Examples of agreements that are a result of this strategy are the Accord on Fire and Building Safety in Bangladesh and the Freedom of Association Protocol in Indonesia. The latest such agreement addresses gender-based violence at factories in Lesotho, in the wake of Workers Rights Consortium’s investigation and subsequent negotiation with key buyers.

Next, we want to see enforceable supply chain agreements on wages.

We want due diligence to be a matter of regulatory compliance with not only clear enforcement mechanisms but also effective remedies. Human rights violations should be a matter of urgency for the garment and sportswear industry, it's time stakeholders work together to eradicate them from the supply chain.

Background

Companies have a lot of money to spend on presenting their toothless measures as social consciousness, and many consumers buy into this narrative. Yet it must be clear after decades of trying and testing that voluntary commitments are not enough.

The alterative we advocate are binding agreements that address the root causes of major problems.

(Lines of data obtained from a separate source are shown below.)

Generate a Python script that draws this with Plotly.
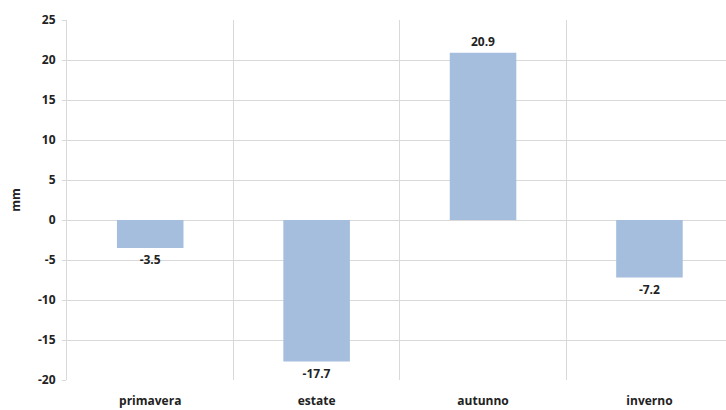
import plotly.graph_objects as go

categories = ["primavera", "estate", "autunno", "inverno"]
values = [-3.5, -17.7, 20.9, -7.2]
labels = ["-3.5", "-17.7", "20.9", "-7.2"]
y_ticks = [-20, -15, -10, -5, 0, 5, 10, 15, 20, 25]
y_tick_text = ["-20", "-15", "-10", "-5", "0", "5", "10", "15", "20", "25"]

fig = go.Figure()
fig.add_trace(go.Bar(
    x=categories, y=values, text=labels, textposition="outside",
    textfont=dict(family="Open Sans", size=12, color="#222222", weight="bold"),
    marker=dict(color="#a5bedd", line=dict(width=0)),
    width=0.4, cliponaxis=False,
))
fig.update_layout(
    width=726, height=410,
    margin=dict(l=67, r=0, t=20, b=30),
    paper_bgcolor="white", plot_bgcolor="white",
    showlegend=False,
    font=dict(family="Open Sans", size=12, color="#222222", weight="bold"),
    xaxis=dict(
        type="category", tickson="boundaries", showgrid=True,
        gridcolor="#d9d9d9", gridwidth=1, ticks="", showline=False,
        range=[-0.5, 3.46],
        tickfont=dict(size=12, color="#222222", weight="bold"),
        ticklabelstandoff=12,
    ),
    yaxis=dict(
        range=[-20, 25], tickvals=y_ticks, ticktext=y_tick_text, showgrid=True,
        gridcolor="#d9d9d9", gridwidth=1, zeroline=False,
        showline=True, linecolor="#d9d9d9", linewidth=1,
        ticks="outside", ticklen=4, tickcolor="#d9d9d9",
        tickfont=dict(size=12, color="#222222", weight="bold"),
        title=dict(text="mm", font=dict(size=12, color="#222222", weight="bold"), standoff=14),
        ticklabelstandoff=4,
    ),
)
fig.write_html("out.html")
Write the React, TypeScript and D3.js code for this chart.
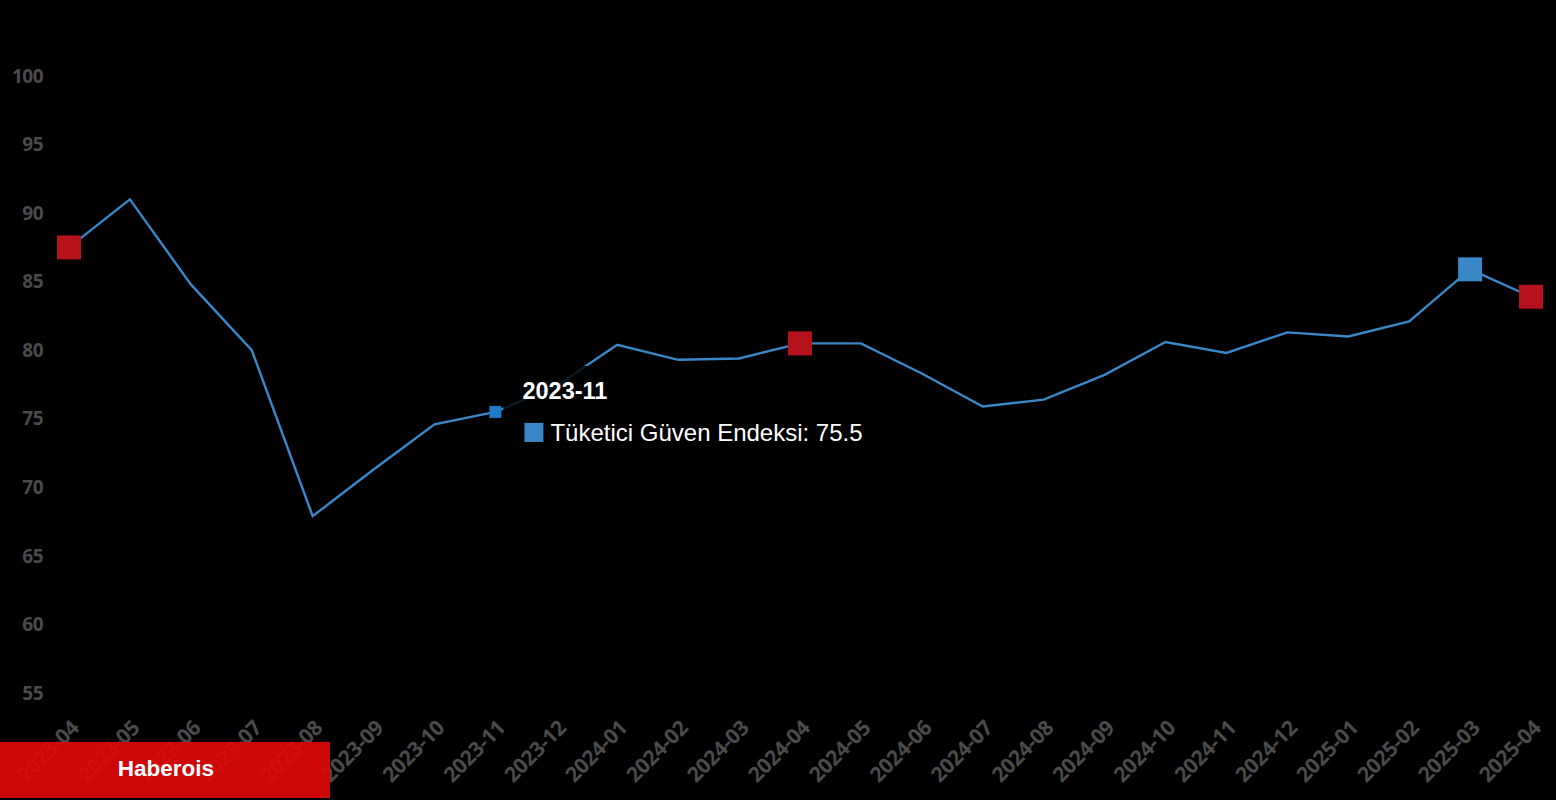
import { useEffect, useRef } from "react";
import * as d3 from "d3";

const months = [
  "2023-04", "2023-05", "2023-06", "2023-07", "2023-08", "2023-09", "2023-10",
  "2023-11", "2023-12", "2024-01", "2024-02", "2024-03", "2024-04", "2024-05",
  "2024-06", "2024-07", "2024-08", "2024-09", "2024-10", "2024-11", "2024-12",
  "2025-01", "2025-02", "2025-03", "2025-04",
];
const confidence = [
  87.5, 91.0, 84.8, 80.0, 67.9, 71.3, 74.6, 75.5, 77.4, 80.4, 79.3, 79.4, 80.5,
  80.5, 78.3, 75.9, 76.4, 78.2, 80.6, 79.8, 81.3, 81.0, 82.1, 85.9, 83.9,
];
const yTicks = [55, 60, 65, 70, 75, 80, 85, 90, 95, 100];
const redMarks = ["2023-04", "2024-04", "2025-04"];
const blueMarks = ["2025-03"];
const hovered = "2023-11";
const seriesName = "Tüketici Güven Endeksi";

const W = 1556;
const H = 800;

export default function App() {
  const svgRef = useRef<SVGSVGElement>(null);

  useEffect(() => {
    if (!svgRef.current) return;
    const svg = d3.select(svgRef.current);
    svg.selectAll("*").remove();

    const data = months.map((m, i) => ({ m, v: confidence[i] }));

    const x = d3.scalePoint<string>().domain(months).range([69, 1531]);
    const y = d3.scaleLinear().domain([55, 100]).range([693, 76]);

    svg.append("rect").attr("width", W).attr("height", H).attr("fill", "#000");

    // y labels
    svg.append("g")
      .selectAll("text")
      .data(yTicks)
      .join("text")
      .attr("x", 43)
      .attr("y", d => y(d))
      .attr("dy", "0.35em")
      .attr("text-anchor", "end")
      .attr("fill", "#4a4a4a")
      .attr("font-family", "'Open Sans', sans-serif")
      .attr("font-weight", 700)
      .attr("font-size", "19px")
      .attr("letter-spacing", "-0.5px")
      .text(d => d);

    // x labels
    svg.append("g")
      .selectAll("text")
      .data(months)
      .join("text")
      .attr("transform", d => `translate(${x(d)! + 6},${724}) rotate(-45)`)
      .attr("text-anchor", "end")
      .attr("dy", "0.35em")
      .attr("fill", "#4a4a4a")
      .attr("font-family", "'Open Sans', sans-serif")
      .attr("font-weight", 700)
      .attr("font-size", "21px")
      .attr("letter-spacing", "-0.3px")
      .text(d => d);

    // brand box
    svg.append("rect")
      .attr("x", 0).attr("y", 742).attr("width", 330).attr("height", 56)
      .attr("fill", "#de0808").attr("opacity", 0.92);
    svg.append("text")
      .attr("x", 166).attr("y", 768)
      .attr("dy", "0.35em")
      .attr("text-anchor", "middle")
      .attr("fill", "#fff")
      .attr("font-family", "'Liberation Sans', Arial, sans-serif")
      .attr("font-weight", 700)
      .attr("font-size", "22.5px")
      .text("Haberois");

    // line
    const line = d3.line<{ m: string; v: number }>()
      .x(d => x(d.m)!)
      .y(d => y(d.v));
    svg.append("path")
      .datum(data)
      .attr("d", line)
      .attr("fill", "none")
      .attr("stroke", "#3a87c8")
      .attr("stroke-width", 2.4);

    const markSize = 24;
    svg.append("g")
      .selectAll("rect")
      .data(data.filter(d => redMarks.includes(d.m)))
      .join("rect")
      .attr("x", d => x(d.m)! - markSize / 2)
      .attr("y", d => y(d.v) - markSize / 2)
      .attr("width", markSize)
      .attr("height", markSize)
      .attr("fill", "#b5121b");
    svg.append("g")
      .selectAll("rect")
      .data(data.filter(d => blueMarks.includes(d.m)))
      .join("rect")
      .attr("x", d => x(d.m)! - markSize / 2)
      .attr("y", d => y(d.v) - markSize / 2)
      .attr("width", markSize)
      .attr("height", markSize)
      .attr("fill", "#3a87c8");

    // hovered point + tooltip
    const hp = data.find(d => d.m === hovered)!;
    const hx = x(hp.m)!;
    const hy = y(hp.v);
    svg.append("rect")
      .attr("x", hx - 6).attr("y", hy - 6).attr("width", 12).attr("height", 12)
      .attr("fill", "#1f78c8");

    const tip = svg.append("g").attr("transform", `translate(${hx + 8},${hy - 46})`);
    tip.append("rect")
      .attr("width", 380).attr("height", 90)
      .attr("fill", "#000").attr("opacity", 0.82);
    tip.append("text")
      .attr("x", 19).attr("y", 33)
      .attr("fill", "#fff")
      .attr("font-family", "'Liberation Sans', Arial, sans-serif")
      .attr("font-weight", 700)
      .attr("font-size", "23.5px")
      .text(hp.m);
    tip.append("rect")
      .attr("x", 21).attr("y", 57).attr("width", 19).attr("height", 19)
      .attr("fill", "#3a87c8");
    tip.append("text")
      .attr("x", 47).attr("y", 75)
      .attr("fill", "#fff")
      .attr("font-family", "'Liberation Sans', Arial, sans-serif")
      .attr("font-size", "24px")
      .text(`${seriesName}: ${hp.v}`);
  }, []);

  return (
    <div style={{ position: "fixed", left: 0, top: 0, width: W, height: H, background: "#000" }}>
      <svg ref={svgRef} width={W} height={H} style={{ display: "block" }} />
    </div>
  );
}
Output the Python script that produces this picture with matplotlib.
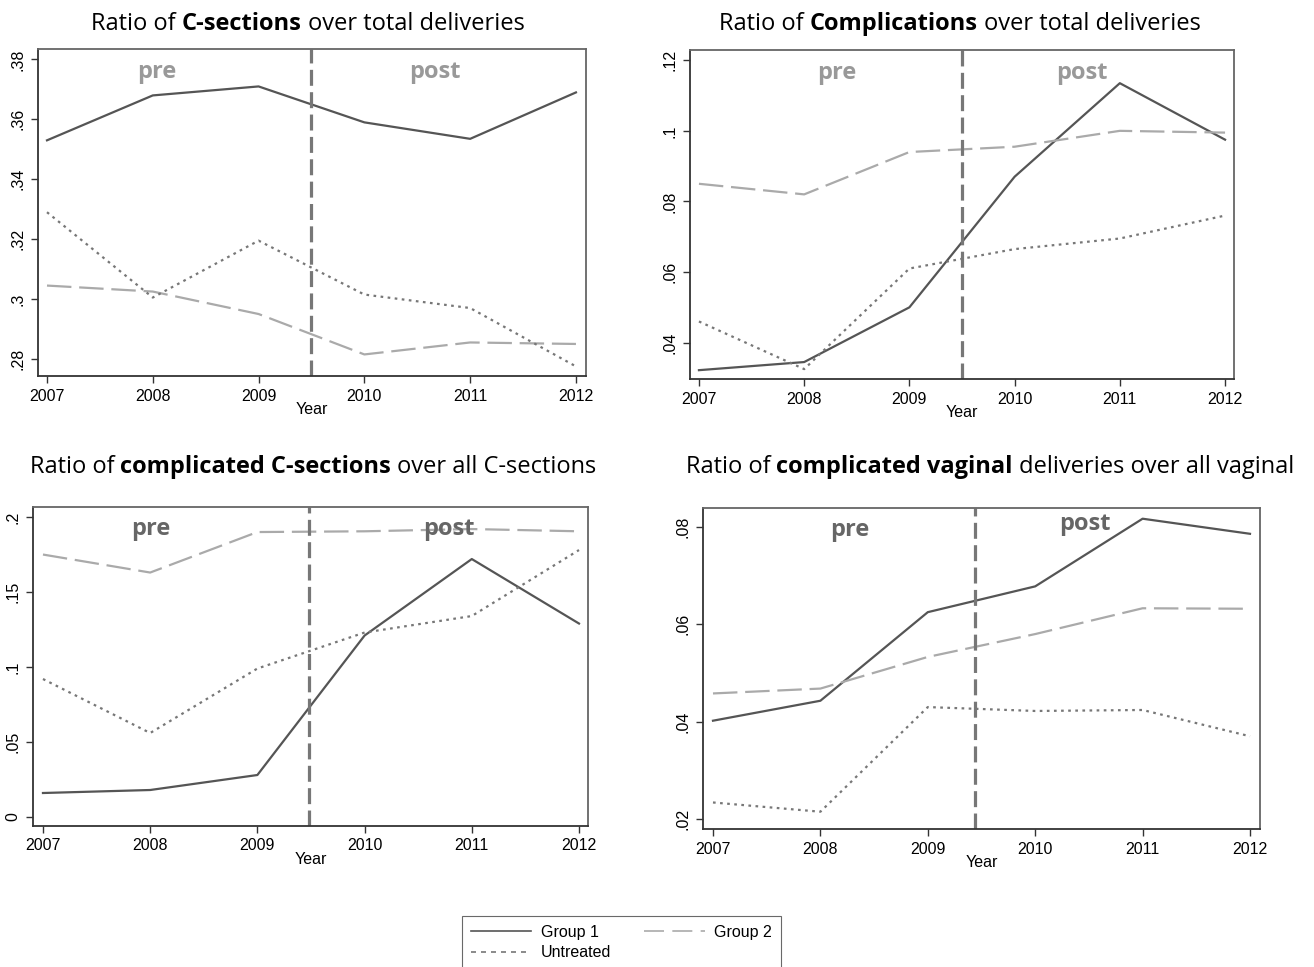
import numpy as np
import matplotlib
matplotlib.use('Agg')
import matplotlib.pyplot as plt
from matplotlib.lines import Line2D

years = [2007, 2008, 2009, 2010, 2011, 2012]

# panel 1: C-sections / total deliveries
cs_group1 = [0.353, 0.368, 0.371, 0.359, 0.3535, 0.369]
cs_group2 = [0.3045, 0.3025, 0.295, 0.2815, 0.2855, 0.285]
cs_untreated = [0.329, 0.3005, 0.3195, 0.3015, 0.297, 0.2775]

# panel 2: complications / total deliveries
comp_group1 = [0.0322, 0.0345, 0.050, 0.087, 0.1135, 0.0975]
comp_group2 = [0.085, 0.082, 0.094, 0.0955, 0.100, 0.0995]
comp_untreated = [0.046, 0.0325, 0.061, 0.0665, 0.0695, 0.076]

# panel 3: complicated C-sections / all C-sections
ccs_group1 = [0.016, 0.018, 0.028, 0.121, 0.172, 0.129]
ccs_group2 = [0.175, 0.163, 0.190, 0.1905, 0.192, 0.1905]
ccs_untreated = [0.092, 0.056, 0.099, 0.123, 0.134, 0.178]

# panel 4: complicated vaginal / all vaginal
cv_group1 = [0.0402, 0.0443, 0.0625, 0.0678, 0.0817, 0.0786]
cv_group2 = [0.0458, 0.0468, 0.0533, 0.058, 0.0633, 0.0632]
cv_untreated = [0.0234, 0.0215, 0.043, 0.0422, 0.0424, 0.037]

W, H = 1314, 967
fig = plt.figure(figsize=(W / 100, H / 100), dpi=100)

TICKFONT = 'Liberation Sans'
TITLEFONT = 'Open Sans'
TS = 11.5


def px_axes(left, top, right, bottom):
    return fig.add_axes([left / W, 1 - bottom / H, (right - left) / W, (bottom - top) / H])


def mixed_title(x, y, parts, size=17):
    # parts: list of (text, weight); centred on x (pixels), baseline y (pixels)
    r = fig.canvas.get_renderer()
    texts = []
    for s, w in parts:
        t = fig.text(0, 1 - y / H, s, fontsize=size, fontweight=w, family=TITLEFONT,
                     va='baseline', ha='left')
        texts.append(t)
    widths = [t.get_window_extent(r).width for t in texts]
    a = fig.text(0, 0, 'a a', fontsize=size, family=TITLEFONT)
    b = fig.text(0, 0, 'aa', fontsize=size, family=TITLEFONT)
    space = a.get_window_extent(r).width - b.get_window_extent(r).width
    a.remove()
    b.remove()
    total = sum(widths) + space * (len(texts) - 1)
    cur = x - total / 2
    for t, wd in zip(texts, widths):
        t.set_x(cur / W)
        cur += wd + space


def panel(ax, g1, g2, un, ylim, yticks, yticklabels, xlim, vline, prepost_color, pre_xy, post_xy):
    ax.plot(years, g1, color='#555555', lw=1.6, ls='-')
    ax.plot(years, g2, color='#aaaaaa', lw=1.6, ls=(0, (11, 3.5)))
    ax.plot(years, un, color='#777777', lw=1.6, ls=(0, (1.2, 2)))
    ax.axvline(vline, color='#777777', lw=2.3, ls=(0, (5, 2)))
    ax.set_xlim(*xlim)
    ax.set_ylim(*ylim)
    ax.set_xticks(years)
    ax.set_xticklabels([str(y) for y in years], family=TICKFONT, fontsize=TS)
    ax.set_yticks(yticks)
    ax.set_yticklabels(yticklabels, family=TICKFONT, fontsize=TS, rotation=90, va='center')
    ax.set_xlabel('Year', family=TICKFONT, fontsize=TS, labelpad=-1)
    for sp in ax.spines.values():
        sp.set_color('#666666')
        sp.set_linewidth(1.3)
    ax.spines['bottom'].set_color('#333333')
    ax.spines['left'].set_color('#333333')
    ax.tick_params(direction='out', length=5, width=1, color='#333333', pad=4)
    ax.text(pre_xy[0], pre_xy[1], 'pre', transform=ax.transAxes, fontsize=17, fontweight='bold',
            family=TITLEFONT, color=prepost_color, ha='center', va='center')
    ax.text(post_xy[0], post_xy[1], 'post', transform=ax.transAxes, fontsize=17, fontweight='bold',
            family=TITLEFONT, color=prepost_color, ha='center', va='center')


ax1 = px_axes(38, 49, 586, 376)
panel(ax1, cs_group1, cs_group2, cs_untreated, (0.2743, 0.3835),
      [0.28, 0.30, 0.32, 0.34, 0.36, 0.38], ['.28', '.3', '.32', '.34', '.36', '.38'],
      (2006.915, 2012.095), 2009.5, '#999999', (0.217, 0.93), (0.725, 0.93))

ax2 = px_axes(690, 50, 1234, 379)
panel(ax2, comp_group1, comp_group2, comp_untreated, (0.0297, 0.1229),
      [0.04, 0.06, 0.08, 0.10, 0.12], ['.04', '.06', '.08', '.1', '.12'],
      (2006.915, 2012.085), 2009.5, '#999999', (0.27, 0.93), (0.72, 0.93))

ax3 = px_axes(33, 507, 588, 826)
panel(ax3, ccs_group1, ccs_group2, ccs_untreated, (-0.006, 0.2067),
      [0, 0.05, 0.10, 0.15, 0.20], ['0', '.05', '.1', '.15', '.2'],
      (2006.907, 2012.084), 2009.48, '#666666', (0.213, 0.93), (0.75, 0.93))

ax4 = px_axes(703, 508, 1260, 829)
panel(ax4, cv_group1, cv_group2, cv_untreated, (0.01795, 0.0839),
      [0.02, 0.04, 0.06, 0.08], ['.02', '.04', '.06', '.08'],
      (2006.907, 2012.093), 2009.44, '#666666', (0.263, 0.93), (0.685, 0.95))

mixed_title(308, 30, [('Ratio of', 'normal'), ('C-sections', 'bold'), ('over total deliveries', 'normal')])
mixed_title(960, 30, [('Ratio of', 'normal'), ('Complications', 'bold'), ('over total deliveries', 'normal')])
mixed_title(313, 473, [('Ratio of', 'normal'), ('complicated C-sections', 'bold'), ('over all C-sections', 'normal')])
mixed_title(990, 473, [('Ratio of', 'normal'), ('complicated vaginal', 'bold'), ('deliveries over all vaginal', 'normal')])

handles = [
    Line2D([], [], color='#555555', lw=1.2, ls='-'),
    Line2D([], [], color='#777777', lw=1.2, ls=(0, (3, 3))),
    Line2D([], [], color='#aaaaaa', lw=1.2, ls=(0, (12, 5))),
]
labels = ['Group 1', 'Untreated', 'Group 2']
leg = fig.legend(handles, labels, ncol=2, loc='upper left',
                 bbox_to_anchor=(462 / W, 1 - 916 / H), frameon=True, fancybox=False,
                 prop={'family': TICKFONT, 'size': TS}, handlelength=3.8, columnspacing=2.05,
                 borderpad=0.55, borderaxespad=0, labelspacing=0.35, handletextpad=0.6)
leg.get_frame().set_edgecolor('#444444')
leg.get_frame().set_linewidth(0.8)

fig.savefig('out.png', dpi=100)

The promises contained in those documents are legally binding, unlike the many lofty words that brands put together to ride the wave of ”sustainable” consumption.

What distinguishes such agreements from the regular worker-management or workplace collective bargaining agreements is that they are negotiated with brands and retailers. These are not garment workers’ direct employers, but as buyers from garment factories they have a responsibility for working conditions and workers' rights in their supply chains — and they are the ones that hold the vast majority of profits made in this multibillion dollar industry.

Another defining feature of such binding agreements is that they address a particular issue, such as worker safety in the case of the Accord, or freedom of association in Indonesia.

Furthermore, there must be clauses that make the agreement a binding contract that gives the possibility for legal redress. We also envisage high levels of transparency such as through periodic public reporting on compliance.

Whereas it is desirable for global union federations to be involved in the agreements, local trade unions are meant to play a central role, as signatories and in the implementation and enforcement. Therefore, the agreements should also empower the local trade unions and increase their political space.